For the few top assets that do come up for sale, lineups of prospective buyers create resistance against any downward pressure that lenders could have on prices.
"It's the lesser properties being affected," said Eric Poon, a realtor with Vancouver-based Macdonald Commercial.
"You're not going to find any issues with anything in downtown Vancouver."
Poon, who specializes in retail commercial buildings and development sites in the $1 million to $20 million range, just sold a retail and office building in Yaletown that generated no shortage of interest from prospective buyers.
"We had multiple offers on it, and there was competition among the [bidders]."
Poon only has one other property on the market - a high-quality development site in the Broadway corridor.
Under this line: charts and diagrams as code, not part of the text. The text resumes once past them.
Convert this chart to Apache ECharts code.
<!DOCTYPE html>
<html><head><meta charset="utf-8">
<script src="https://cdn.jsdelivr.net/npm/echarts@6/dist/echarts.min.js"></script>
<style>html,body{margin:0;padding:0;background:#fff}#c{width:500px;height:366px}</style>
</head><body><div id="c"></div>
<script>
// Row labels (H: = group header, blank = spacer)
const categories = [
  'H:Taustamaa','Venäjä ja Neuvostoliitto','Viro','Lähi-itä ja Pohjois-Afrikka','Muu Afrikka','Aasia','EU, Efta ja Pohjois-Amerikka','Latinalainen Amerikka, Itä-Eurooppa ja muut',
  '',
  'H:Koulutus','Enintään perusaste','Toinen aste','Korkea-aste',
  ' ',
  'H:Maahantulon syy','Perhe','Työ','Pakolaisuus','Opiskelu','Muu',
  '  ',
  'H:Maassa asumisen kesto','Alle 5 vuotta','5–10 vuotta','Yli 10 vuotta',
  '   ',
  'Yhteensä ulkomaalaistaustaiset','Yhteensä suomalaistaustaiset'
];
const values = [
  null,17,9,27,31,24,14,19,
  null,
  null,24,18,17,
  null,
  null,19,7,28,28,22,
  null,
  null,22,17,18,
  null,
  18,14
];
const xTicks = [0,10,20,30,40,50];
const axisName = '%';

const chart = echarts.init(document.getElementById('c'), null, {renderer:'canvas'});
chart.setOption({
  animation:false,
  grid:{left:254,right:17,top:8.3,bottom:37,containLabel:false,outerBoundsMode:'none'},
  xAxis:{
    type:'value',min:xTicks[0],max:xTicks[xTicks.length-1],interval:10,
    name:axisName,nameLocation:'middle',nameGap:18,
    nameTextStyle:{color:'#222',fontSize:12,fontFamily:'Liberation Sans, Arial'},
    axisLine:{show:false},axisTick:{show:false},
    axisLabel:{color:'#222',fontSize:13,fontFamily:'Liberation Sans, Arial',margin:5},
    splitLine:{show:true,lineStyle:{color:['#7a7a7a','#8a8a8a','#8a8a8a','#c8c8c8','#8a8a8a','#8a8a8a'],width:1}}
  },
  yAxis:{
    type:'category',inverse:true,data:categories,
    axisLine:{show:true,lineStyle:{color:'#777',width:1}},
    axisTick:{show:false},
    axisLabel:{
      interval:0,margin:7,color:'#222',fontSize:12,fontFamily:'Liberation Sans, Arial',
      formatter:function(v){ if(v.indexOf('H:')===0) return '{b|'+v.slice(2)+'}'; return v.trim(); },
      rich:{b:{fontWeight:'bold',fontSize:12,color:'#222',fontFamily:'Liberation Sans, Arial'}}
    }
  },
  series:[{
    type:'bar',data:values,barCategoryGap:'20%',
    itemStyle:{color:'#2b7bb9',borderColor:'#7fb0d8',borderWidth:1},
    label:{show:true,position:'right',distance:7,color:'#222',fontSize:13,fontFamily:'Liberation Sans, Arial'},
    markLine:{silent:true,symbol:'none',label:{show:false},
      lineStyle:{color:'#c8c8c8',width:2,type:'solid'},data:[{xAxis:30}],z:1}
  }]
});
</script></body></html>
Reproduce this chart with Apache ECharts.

He said he would not be surprised to witness multiple bidders like he did when selling the Yaletown property.
"There are a lot of people with a lot of money right now that needs to be placed," said Poon. "There's more money than property."
Avtar Bains, executive vice-president of Colliers International Vancouver, noted that best-of-breed assets - those with a prime location and quality leasing space, and that are viewed as ideal long-term investments - are in some cases positioned to fetch a higher value today than a year ago.
"In the province, the deals are still getting done, more so than other jurisdictions in Canada," said Bains, adding that what's changed is the types of investors that are able to chase after quality real estate
"The debt markets have changed," he said. "They're taking people out of the marketplace, because [some buyers] rely on leverage or debt," he said.
Indeed, the credit meltdown has shaken the confidence of many lenders.
Loan-to-value ratios in Vancouver have decreased from between 70 per cent and 75 per cent a year ago, to between 60 per cent and 65 per cent today, requiring buyers to put up more cash at the time of purchase.
"The buyer profile is different now because not everybody can borrow under the same parameters that they used to be able to borrow under," said Brade Wise, executive vice-president of Churchill International Properties.
This has created opportunity, said Wise, for those with access to large pools of cash such as established real estate companies, well-financed private buyers and such institutional investors as pension funds and real estate investment trusts.
20 foreclosures
a week reported
New Westminster real estate educator and investor Kap Hiroti, who tracks B.C. foreclosures using B.C. Supreme Court filings, says the volume of foreclosure proceedings initiated in the province has risen from 10 a week in 2006 to 20 a week today.
The surge needs to be put in context, however. While Statistics Canada and many other agencies don't track foreclosure numbers, the Canadian Bankers Association regularly reports the number of mortgages in arrears.
While not all properties with mortgages in arrears enter foreclosure (Hiroti says it can take as many as three missed payments for a foreclosure proceeding to begin), the trend in arrears is telling.
Stats gathered from the country's major financial institutions indicate that mortgages in arrears have increased over last year but remain well below the levels seen between 1998 and 2002.
More than 0.5 per cent of all mortgages in B.C. were in arrears a decade ago. Today, just 0.15 per cent of mortgages are in arrears - a proportion that has been relatively stable in recent years.
Andrew Bury, a partner in the Vancouver office of the Gowlings law firm, says it's busier than it was a year ago. Still, it's nowhere near as busy as in the late 1990s.
"It's not like people are filling up courtrooms with foreclosures," he said.
Land costs send
buyers east
B.C. builders of all stripes are seeking opportunities in other, less expensive, western provinces.
Dairy farmer Martin Hamming pulled up stakes and left Delta to set up in Manitoba last fall because the cost of land in B.C. undercut the business case for his operation.
Meadow Ridge Contracting Ltd. of Chilliwack has been eyeing opportunities in Alberta because the cost of land in this province makes it too expensive for small builders like itself to do business here. Meadow Ridge's Chris den Hertog says that prices here are running $200,000 an acre, while southern Alberta has desirable sites for $70,000 an acre.
Some industrial users are also pursuing opportunities in Alberta, which Vancouver real estate consultant Ron Emerson recently told the Canadian Property Tax Association is a prime location for B.C. companies seeking development land at prices that make sense.
While co-ordinated planning on the part of Metro Vancouver municipalities would help ease the land crunch, Emerson also believes marginal agricultural land should be considered for new dev elopments.
It's a view MJ Whitemarsh, executive director of the Canadian Home Builders' Association of B.C., shares.
"There is land in the ALR that's not arable. You'll never be able to grow anything on it, and it could be removed and provide well-needed land for housing," Whitemarsh said.